## [Stored data]
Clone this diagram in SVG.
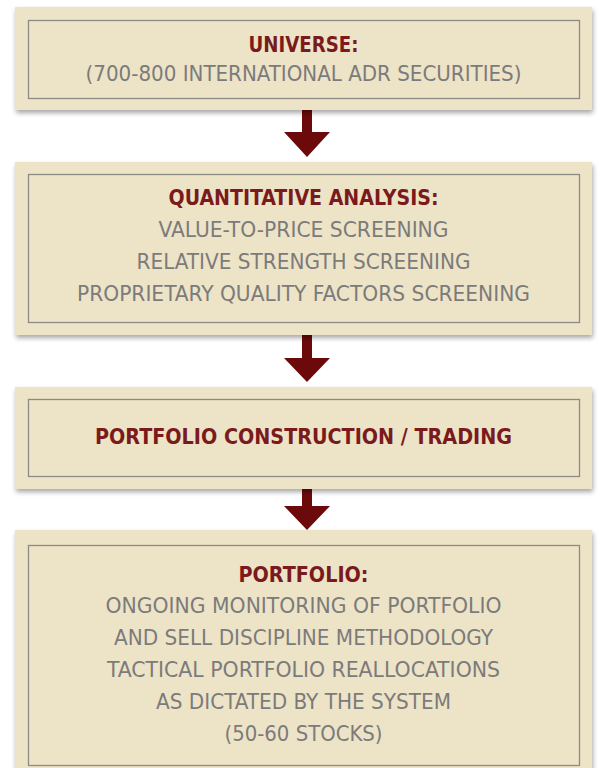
<svg xmlns="http://www.w3.org/2000/svg" width="601" height="768" viewBox="0 0 601 768">
<defs>
<filter id="sh" x="-5%" y="-10%" width="110%" height="130%">
<feGaussianBlur in="SourceAlpha" stdDeviation="2.5"/>
<feOffset dx="1" dy="3" result="b"/>
<feComponentTransfer><feFuncA type="linear" slope="0.35"/></feComponentTransfer>
<feMerge><feMergeNode/><feMergeNode in="SourceGraphic"/></feMerge>
</filter>
</defs>
<style>
.outer{fill:#EDE3C7;}
.inner{fill:none;stroke:#8C8A84;stroke-width:1.3;}
.t{font-family:"DejaVu Sans Condensed","DejaVu Sans",sans-serif;font-stretch:condensed;font-size:21px;text-anchor:middle;}
.h{fill:#7A1A1C;font-weight:bold;}
.b{fill:#7C7B7B;}
.arr{fill:#6C0A0B;}
</style>
<rect width="601" height="768" fill="#FFFFFF"/>
<g id="connectors">
<polygon class="arr" points="302,110 312,110 312,132 330,132 307,157 284,132 302,132"/>
<polygon class="arr" points="302,335 312,335 312,358 330,358 307,382 284,358 302,358"/>
<polygon class="arr" points="302,489 312,489 312,506 330,506 307,530 284,506 302,506"/>
</g>
<g id="universe">
<rect class="outer" x="15" y="7" width="577" height="103" filter="url(#sh)"/>
<rect class="inner" x="28.5" y="20.5" width="551" height="78"/>
<text class="t h" x="303.5" y="52" textLength="110" lengthAdjust="spacingAndGlyphs">UNIVERSE:</text>
<text class="t b" x="303.5" y="81" textLength="436" lengthAdjust="spacingAndGlyphs">(700-800 INTERNATIONAL ADR SECURITIES)</text>
</g>
<g id="quant">
<rect class="outer" x="15" y="162" width="577" height="173" filter="url(#sh)"/>
<rect class="inner" x="28.5" y="174.5" width="551" height="148"/>
<text class="t h" x="303.5" y="205" textLength="270" lengthAdjust="spacingAndGlyphs">QUANTITATIVE ANALYSIS:</text>
<text class="t b" x="303.5" y="237" textLength="290" lengthAdjust="spacingAndGlyphs">VALUE-TO-PRICE SCREENING</text>
<text class="t b" x="303.5" y="269" textLength="334" lengthAdjust="spacingAndGlyphs">RELATIVE STRENGTH SCREENING</text>
<text class="t b" x="303.5" y="301" textLength="453" lengthAdjust="spacingAndGlyphs">PROPRIETARY QUALITY FACTORS SCREENING</text>
</g>
<g id="construction">
<rect class="outer" x="15" y="387" width="577" height="102" filter="url(#sh)"/>
<rect class="inner" x="28.5" y="399.5" width="551" height="77"/>
<text class="t h" x="303.5" y="444" textLength="417" lengthAdjust="spacingAndGlyphs">PORTFOLIO CONSTRUCTION / TRADING</text>
</g>
<g id="portfolio">
<rect class="outer" x="15" y="530" width="577" height="245" filter="url(#sh)"/>
<rect class="inner" x="28.5" y="545.5" width="551" height="220"/>
<text class="t h" x="303.5" y="582" textLength="130" lengthAdjust="spacingAndGlyphs">PORTFOLIO:</text>
<text class="t b" x="303.5" y="613" textLength="396" lengthAdjust="spacingAndGlyphs">ONGOING MONITORING OF PORTFOLIO</text>
<text class="t b" x="303.5" y="645" textLength="379" lengthAdjust="spacingAndGlyphs">AND SELL DISCIPLINE METHODOLOGY</text>
<text class="t b" x="303.5" y="677" textLength="393" lengthAdjust="spacingAndGlyphs">TACTICAL PORTFOLIO REALLOCATIONS</text>
<text class="t b" x="303.5" y="709" textLength="295" lengthAdjust="spacingAndGlyphs">AS DICTATED BY THE SYSTEM</text>
<text class="t b" x="303.5" y="741" textLength="158" lengthAdjust="spacingAndGlyphs">(50-60 STOCKS)</text>
</g>
</svg>
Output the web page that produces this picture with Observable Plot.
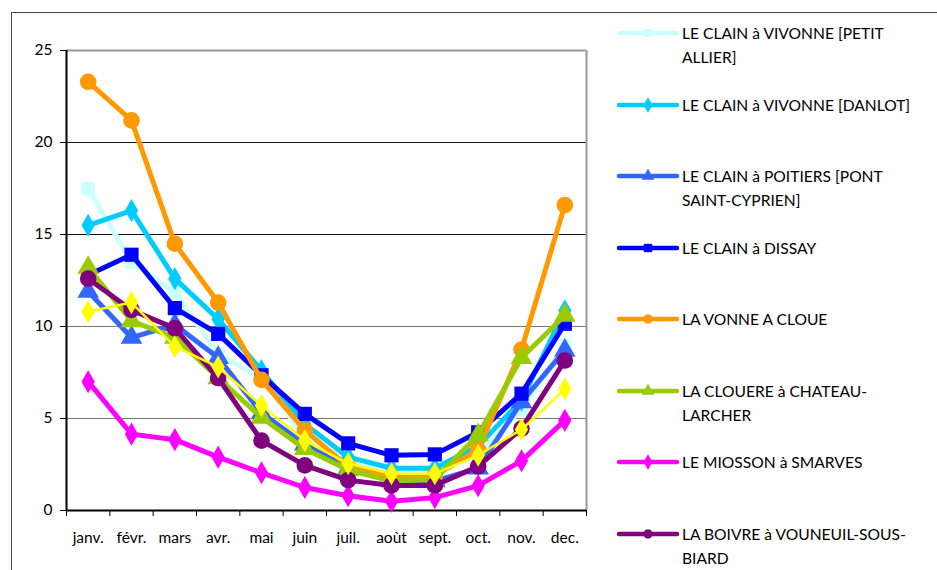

## [Task]
Take every line above carrying "this" and return it.

## [Task output]
Clone this diagram in SVG.
Output the web page that produces this picture with Observable Plot.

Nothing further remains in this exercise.